- **TASK**
Look at the data below and print exactly the lines from its first line through the line with "Chart.register(...registerables);"; the pictures stay out of the copy.
- - -
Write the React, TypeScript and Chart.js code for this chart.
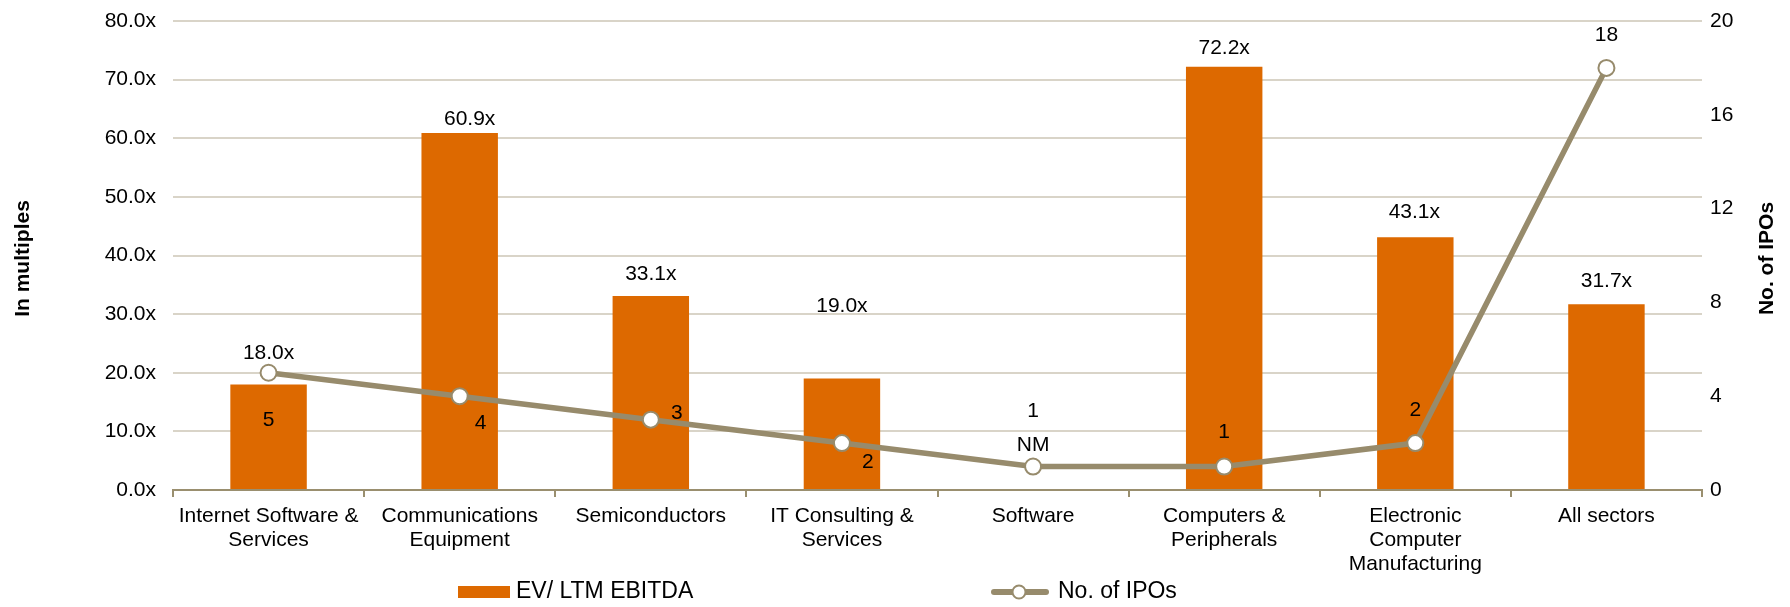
import React, { useEffect, useRef } from "react";
import { Chart, registerables } from "chart.js";

Chart.register(...registerables);

const categories: string[][] = [
  ["Internet Software &", "Services"],
  ["Communications", "Equipment"],
  ["Semiconductors"],
  ["IT Consulting &", "Services"],
  ["Software"],
  ["Computers &", "Peripherals"],
  ["Electronic", "Computer", "Manufacturing"],
  ["All sectors"],
];
const evMultiples: (number | null)[] = [18.0, 60.9, 33.1, 19.0, null, 72.2, 43.1, 31.7];
const ipoCounts: number[] = [5, 4, 3, 2, 1, 1, 2, 18];
const leftTicks = { min: 0, max: 80, step: 10 };
const rightTicks = { min: 0, max: 20, step: 4 };
const barLabel = "EV/ LTM EBITDA";
const lineLabel = "No. of IPOs";
const leftTitle = "In multiples";
const rightTitle = "No. of IPOs";

// label offsets (style only) relative to bar top / marker
const barLabelOffsets: [number, number][] = [
  [0, -31], [10, -14], [0, -22], [0, -72], [0, -45], [0, -19], [-1, -25], [0, -23],
];
const lineLabelOffsets: [number, number][] = [
  [0, 47], [21, 27], [26, -6], [26, 19], [0, -55], [0, -34], [0, -33], [0, -33],
];

const ORANGE = "#DD6900";
const OLIVE = "#978B6C";
const AXIS = "#9A8F6F";
const GRID = "#D9D4C8";
const FONT = "'Liberation Sans', Arial, sans-serif";
const FS = 21;
const LEGEND_FS = 23;

const customPlugin = {
  id: "customLabels",
  afterDatasetsDraw(chart: any) {
    const ctx = chart.ctx;
    const xs = chart.scales.x;
    const ys = chart.scales.y;
    const ys2 = chart.scales.y2;
    ctx.save();
    ctx.fillStyle = "#000";
    ctx.font = `${FS}px ${FONT}`;
    ctx.textAlign = "center";
    ctx.textBaseline = "middle";
    evMultiples.forEach((v, i) => {
      const x = xs.getPixelForValue(i);
      const y = ys.getPixelForValue(v == null ? 0 : v);
      const t = v == null ? "NM" : v.toFixed(1) + "x";
      ctx.fillText(t, x + barLabelOffsets[i][0], y + barLabelOffsets[i][1]);
    });
    ipoCounts.forEach((v, i) => {
      const x = xs.getPixelForValue(i);
      const y = ys2.getPixelForValue(v);
      ctx.fillText(String(v), x + lineLabelOffsets[i][0], y + lineLabelOffsets[i][1]);
    });
    ctx.restore();
  },
  afterDraw(chart: any) {
    const ctx = chart.ctx;
    const area = chart.chartArea;
    const midY = (area.top + area.bottom) / 2;
    ctx.save();
    ctx.fillStyle = "#000";
    ctx.font = `bold ${FS}px ${FONT}`;
    ctx.textAlign = "center";
    ctx.textBaseline = "middle";
    ctx.translate(23, midY + 3);
    ctx.rotate(-Math.PI / 2);
    ctx.fillText(leftTitle, 0, 0);
    ctx.restore();

    ctx.save();
    ctx.fillStyle = "#000";
    ctx.font = `bold ${FS}px ${FONT}`;
    ctx.textAlign = "center";
    ctx.textBaseline = "middle";
    ctx.translate(1767, midY + 3);
    ctx.rotate(-Math.PI / 2);
    ctx.fillText(rightTitle, 0, 0);
    ctx.restore();

    // legend
    const ly = 592;
    ctx.save();
    ctx.fillStyle = ORANGE;
    ctx.fillRect(458, ly - 6, 52, 12);
    ctx.fillStyle = "#000";
    ctx.font = `${LEGEND_FS}px ${FONT}`;
    ctx.textAlign = "left";
    ctx.textBaseline = "middle";
    ctx.fillText(barLabel, 516, ly);
    ctx.strokeStyle = OLIVE;
    ctx.lineWidth = 6;
    ctx.lineCap = "round";
    ctx.beginPath();
    ctx.moveTo(994, ly);
    ctx.lineTo(1046, ly);
    ctx.stroke();
    ctx.beginPath();
    ctx.arc(1019, ly, 6.5, 0, Math.PI * 2);
    ctx.fillStyle = "#fff";
    ctx.fill();
    ctx.lineWidth = 2;
    ctx.stroke();
    ctx.fillStyle = "#000";
    ctx.fillText(lineLabel, 1058, ly);
    ctx.restore();
  },
};

function zeroPad(s: any) {
  s.paddingTop = 0;
  s.paddingBottom = 0;
  s.paddingLeft = 0;
  s.paddingRight = 0;
}

export default function App() {
  const ref = useRef<HTMLCanvasElement | null>(null);
  useEffect(() => {
    document.body.style.margin = "0";
    document.body.style.overflow = "hidden";
    const canvas = ref.current;
    if (!canvas) return;
    const chart = new Chart(canvas, {
      type: "bar",
      data: {
        labels: categories as any,
        datasets: [
          {
            type: "line",
            label: lineLabel,
            data: ipoCounts,
            yAxisID: "y2",
            borderColor: OLIVE,
            borderWidth: 5.5,
            pointRadius: 8,
            pointBorderWidth: 2,
            pointBackgroundColor: "#fff",
            pointBorderColor: OLIVE,
            tension: 0,
            order: 0,
          } as any,
          {
            type: "bar",
            label: barLabel,
            data: evMultiples,
            yAxisID: "y",
            backgroundColor: ORANGE,
            categoryPercentage: 1,
            barPercentage: 0.4,
            order: 1,
          } as any,
        ],
      },
      options: {
        responsive: false,
        animation: false,
        events: [],
        layout: { padding: { top: 21, left: 0, right: 0, bottom: 0 } },
        plugins: { legend: { display: false }, tooltip: { enabled: false } },
        scales: {
          x: {
            offset: true,
            grid: {
              offset: true,
              drawOnChartArea: false,
              drawTicks: true,
              tickLength: 7,
              color: AXIS,
              lineWidth: 2,
            },
            border: { display: true, color: AXIS, width: 2 },
            ticks: {
              color: "#000",
              font: { family: FONT, size: FS, lineHeight: 1.143 },
              padding: 7,
              maxRotation: 0,
              autoSkip: false,
            },
            afterFit(s: any) {
              s.height = 117;
              zeroPad(s);
            },
          },
          y: {
            position: "left",
            min: leftTicks.min,
            max: leftTicks.max,
            ticks: {
              stepSize: leftTicks.step,
              color: "#000",
              font: { family: FONT, size: FS },
              padding: 17,
              callback: (v: any) => Number(v).toFixed(1) + "x",
            },
            grid: {
              drawTicks: false,
              color: (c: any) => (c.tick && c.tick.value === 0 ? "rgba(0,0,0,0)" : GRID),
              lineWidth: 2,
            },
            border: { display: false },
            afterFit(s: any) {
              s.width = 173;
              zeroPad(s);
            },
          },
          y2: {
            position: "right",
            min: rightTicks.min,
            max: rightTicks.max,
            ticks: {
              stepSize: rightTicks.step,
              color: "#000",
              font: { family: FONT, size: FS },
              padding: 8,
            },
            grid: { drawOnChartArea: false, drawTicks: false },
            border: { display: false },
            afterFit(s: any) {
              s.width = 88;
              zeroPad(s);
            },
          },
        },
      },
      plugins: [customPlugin],
    });
    return () => chart.destroy();
  }, []);
  return <canvas ref={ref} width={1790} height={607} style={{ display: "block" }} />;
}
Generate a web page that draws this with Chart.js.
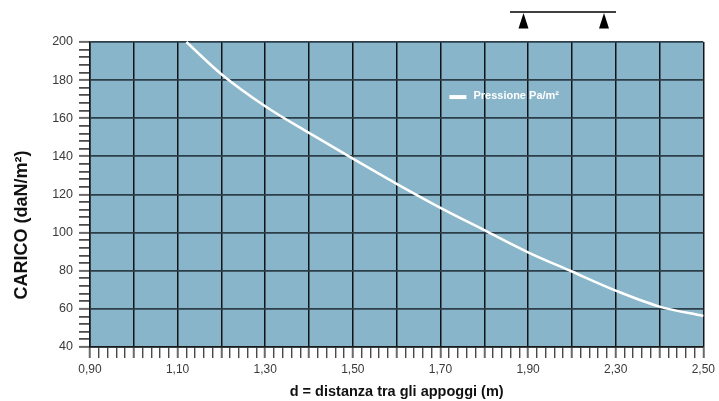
<!DOCTYPE html>
<html>
<head>
<meta charset="utf-8">
<script src="https://cdn.jsdelivr.net/npm/chart.js@4"></script>
<style>
  body { margin: 0; background: #fff; }
  #wrap { width: 719px; height: 401px; }
</style>
</head>
<body>
<div id="wrap"><canvas id="chart" width="719" height="401"></canvas></div>
<script>
// distanza (m) lungo la griglia e carico
const X_VALUES = [1.12, 1.20, 1.30, 1.40, 1.50, 1.60, 1.70, 1.80, 1.90, 2.00, 2.10, 2.20, 2.30];
const LOAD_VALUES = [200, 183.1, 166.3, 152.3, 138.8, 125.6, 113, 101.3, 89.7, 79.6, 69.6, 61.2, 56.3];
const X_TICK_LABELS = ["0,90", "1,10", "1,30", "1,50", "1,70", "1,90", "2,30", "2,50"];
const SERIES_LABEL = "Pressione Pa/m²";
const Y_TITLE = "CARICO (daN/m²)";
const X_TITLE = "d = distanza tra gli appoggi (m)";

const X_MIN = 0.9, X_MAX = 2.3, X_MINOR = 0.02;
const Y_MIN = 40, Y_MAX = 200, Y_MINOR = 4;

const PLOT_BG = "#88b5c9";
const FONT = "'Liberation Sans', Arial, sans-serif";

function minorTicks(min, max, step) {
    const out = [];
    const n = Math.round((max - min) / step);
    for (let i = 0; i <= n; i++) {
        out.push({ value: Math.round((min + i * step) * 1000) / 1000 });
    }
    return out;
}

const plotBackground = {
    id: "plotBackground",
    beforeDraw(chart) {
        const { ctx, chartArea: a } = chart;
        ctx.save();
        ctx.fillStyle = PLOT_BG;
        ctx.fillRect(a.left, a.top, a.right - a.left, a.bottom - a.top);
        ctx.restore();
    },
};

// legenda interna, titolo asse y e schema degli appoggi in alto
const extras = {
    id: "extras",
    afterDatasetsDraw(chart) {
        const { ctx, chartArea: a } = chart;
        const w = a.right - a.left, h = a.bottom - a.top;
        const ds = chart.data.datasets[0];
        const lx = a.left + w * 0.586, ly = a.top + h * 0.174;
        ctx.save();
        ctx.fillStyle = ds.borderColor;
        ctx.fillRect(lx, ly, 17, 4);
        ctx.font = "bold 11px " + FONT;
        ctx.textBaseline = "middle";
        ctx.fillText(ds.label, lx + 24, ly + 0.5);

        // titolo asse y (un po' sotto il centro, come nell'originale)
        ctx.translate(22, a.top + h * 0.6);
        ctx.rotate(-Math.PI / 2);
        ctx.fillStyle = "#111";
        ctx.font = "bold 18px " + FONT;
        ctx.textAlign = "center";
        ctx.textBaseline = "middle";
        ctx.fillText(Y_TITLE, 0, 0);
        ctx.setTransform(1, 0, 0, 1, 0, 0);

        // trave su due appoggi
        ctx.strokeStyle = "#000";
        ctx.lineWidth = 1.5;
        ctx.beginPath();
        ctx.moveTo(510, 12);
        ctx.lineTo(616, 12);
        ctx.stroke();
        ctx.fillStyle = "#000";
        for (const cx of [523.5, 604]) {
            ctx.beginPath();
            ctx.moveTo(cx, 13);
            ctx.lineTo(cx - 5, 28.5);
            ctx.lineTo(cx + 5, 28.5);
            ctx.closePath();
            ctx.fill();
        }
        ctx.restore();
    },
};

const chart = new Chart(document.getElementById("chart"), {
    type: "line",
    data: {
        datasets: [
            {
                label: SERIES_LABEL,
                data: X_VALUES.map((x, i) => ({ x, y: LOAD_VALUES[i] })),
                borderColor: "#ffffff",
                borderWidth: 2.5,
                pointRadius: 0,
                cubicInterpolationMode: "monotone",
                clip: false,
            },
        ],
    },
    options: {
        responsive: false,
        animation: false,
        layout: { padding: { top: 42, right: 15, left: 0, bottom: 0 } },
        plugins: {
            legend: { display: false },
            tooltip: { enabled: false },
        },
        scales: {
            x: {
                type: "linear",
                min: X_MIN,
                max: X_MAX,
                afterBuildTicks: (s) => { s.ticks = minorTicks(X_MIN, X_MAX, X_MINOR); },
                afterFit: (s) => { s.height = 54; },
                border: { color: "#1a1a1a", width: 1.5 },
                grid: {
                    color: (c) => (c.index % 5 === 0 ? "#111417" : "rgba(0,0,0,0)"),
                    lineWidth: 1.5,
                    tickColor: (c) => (c.index % 5 === 0 ? "#6a6a6a" : "#2a2a2a"),
                    tickWidth: (c) => (c.index % 5 === 0 ? 2 : 1.2),
                    tickLength: 11,
                },
                ticks: {
                    autoSkip: false,
                    maxRotation: 0,
                    padding: 4,
                    color: "#3a3a3a",
                    font: { family: FONT, size: 12 },
                    callback: (v, i) => (i % 10 === 0 ? X_TICK_LABELS[i / 10] : ""),
                },
                title: {
                    display: true,
                    text: X_TITLE,
                    color: "#111",
                    font: { family: FONT, size: 14.5, weight: "bold" },
                    padding: { top: 0, bottom: 0 },
                },
            },
            y: {
                type: "linear",
                min: Y_MIN,
                max: Y_MAX,
                afterBuildTicks: (s) => { s.ticks = minorTicks(Y_MIN, Y_MAX, Y_MINOR); },
                afterFit: (s) => { s.width = 90; },
                border: { color: "#1a1a1a", width: 1.5 },
                grid: {
                    color: (c) => (c.index % 5 === 0 ? "#2c3e47" : "rgba(0,0,0,0)"),
                    lineWidth: 1.8,
                    tickColor: (c) => (c.index % 5 === 0 ? "#6a6a6a" : "#2a2a2a"),
                    tickWidth: (c) => (c.index % 5 === 0 ? 2 : 1.5),
                    tickLength: 11,
                },
                ticks: {
                    autoSkip: false,
                    padding: 6,
                    color: "#3a3a3a",
                    font: { family: FONT, size: 12.5 },
                    callback: (v, i) => (i % 5 === 0 ? String(v) : ""),
                },
                title: { display: false },
            },
        },
    },
    plugins: [plotBackground, extras],
});
</script>
</body>
</html>
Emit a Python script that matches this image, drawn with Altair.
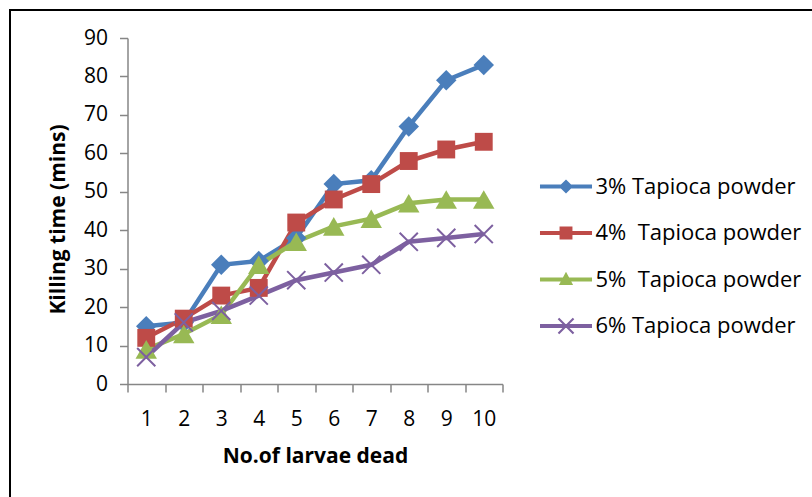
import altair as alt
import pandas as pd

larvae = [1, 2, 3, 4, 5, 6, 7, 8, 9, 10]
series_names = ["3% Tapioca powder", "4%\u00a0 Tapioca powder", "5%\u00a0 Tapioca powder", "6% Tapioca powder"]
s3 = [15, 16, 31, 32, 38, 52, 53, 67, 79, 83]
s4 = [12, 17, 23, 25, 42, 48, 52, 58, 61, 63]
s5 = [9, 13, 18, 31, 37, 41, 43, 47, 48, 48]
s6 = [7, 16, 19, 23, 27, 29, 31, 37, 38, 39]
colors = ["#4A7EBB", "#BE4B48", "#98B954", "#7D60A0"]
y_ticks = [0, 10, 20, 30, 40, 50, 60, 70, 80, 90]

rows = []
for name, vals in zip(series_names, [s3, s4, s5, s6]):
    for x, v in zip(larvae, vals):
        rows.append({"x": x, "series": name, "value": v})
df = pd.DataFrame(rows)

FONT = "Open Sans"
W, H = 375, 346

xenc = alt.X("x:O", sort=larvae,
             scale=alt.Scale(paddingInner=0, paddingOuter=0),
             axis=alt.Axis(title="No.of larvae dead", labelAngle=0, tickBand="extent",
                           tickSize=8, labelPadding=16, titlePadding=16))
yenc = alt.Y("value:Q", scale=alt.Scale(domain=[0, 90], nice=False, zero=True),
             axis=alt.Axis(title="Killing time (mins)", values=y_ticks, tickSize=8,
                           labelPadding=12, titleX=-69, titleY=181,
                           titleAlign="center", titleBaseline="middle"))
color_scale = alt.Scale(domain=series_names, range=colors)

leg = alt.Legend(orient="none", legendX=417, legendY=127,
                 padding=0, symbolSize=1849, symbolStrokeWidth=0,
                 rowPadding=13.5, labelOffset=8,
                 labelFont=FONT, labelFontSize=22,
                 labelColor="#000000", labelLimit=400)

base = alt.Chart(df)

lines = base.mark_line(strokeWidth=4.5).encode(
    x=xenc, y=yenc,
    color=alt.Color("series:N", scale=color_scale, title=None, legend=leg),
)

marker_shapes = ["diamond", "square", "triangle-up", "M-1,-1L1,1M-1,1L1,-1"]
marker_sizes = [420, 320, 460, 330]
point_layers = []
for i, name in enumerate(series_names):
    if i < 3:
        m = base.mark_point(shape=marker_shapes[i], filled=True, size=marker_sizes[i],
                            color=colors[i], opacity=1)
    else:
        m = base.mark_point(shape=marker_shapes[i], filled=False, size=marker_sizes[i],
                            color=colors[i], strokeWidth=2, opacity=1)
    point_layers.append(
        m.encode(x=xenc, y=yenc).transform_filter(alt.datum.series == name)
    )

# legend symbols: line segment + marker
leg_paths = [
    "M-1.21,-0.093L1.21,-0.093L1.21,0.093L-1.21,0.093Z M0,-0.33L0.33,0L0,0.33L-0.33,0Z",
    "M-1.21,-0.093L1.21,-0.093L1.21,0.093L-1.21,0.093Z M-0.3,-0.3L0.3,-0.3L0.3,0.3L-0.3,0.3Z",
    "M-1.21,-0.093L1.21,-0.093L1.21,0.093L-1.21,0.093Z M0,-0.36L0.33,0.25L-0.33,0.25Z",
    "M-1.21,-0.093L1.21,-0.093L1.21,0.093L-1.21,0.093Z "
    "M-0.385,-0.315L-0.315,-0.385L0.385,0.315L0.315,0.385Z "
    "M0.315,-0.385L0.385,-0.315L-0.315,0.385L-0.385,0.315Z",
]
legend_layer = base.mark_point(filled=True, opacity=1, size=1849).encode(
    x=xenc, y=yenc,
    color=alt.Color("series:N", scale=color_scale, title=None, legend=leg),
    shape=alt.Shape("series:N", scale=alt.Scale(domain=series_names, range=leg_paths),
                    title=None, legend=leg),
).transform_filter(alt.datum.value < 0)

frame = alt.Chart(alt.Data(values=[{}])).mark_rect(
    fill="white", fillOpacity=0, stroke="#000000", strokeWidth=2
).encode(
    x=alt.value(-117.5), x2=alt.value(720),
    y=alt.value(-28), y2=alt.value(500),
)

chart = alt.layer(frame, lines, *point_layers, legend_layer).properties(
    width=W, height=H,
    background="white",
    autosize=alt.AutoSizeParams(type="none"),
    padding={"left": 127.5, "top": 38, "right": 812 - 127.5 - W, "bottom": 497 - 38 - H},
).configure_view(stroke=None).configure_axis(
    domainColor="#868686", domainWidth=1.5, tickColor="#868686", tickWidth=1.5,
    grid=False, labelFont=FONT, labelFontSize=21, labelColor="#000000",
    titleFont=FONT, titleFontSize=21, titleFontWeight="bold", titleColor="#000000",
)

chart.save("out.html", embed_options={"renderer": "svg", "actions": False})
- - -
- **SOLUTION**
Write the React, TypeScript and Chart.js code for this chart.
import React, { useEffect, useRef } from "react";
import { Chart, registerables } from "chart.js";

Chart.register(...registerables);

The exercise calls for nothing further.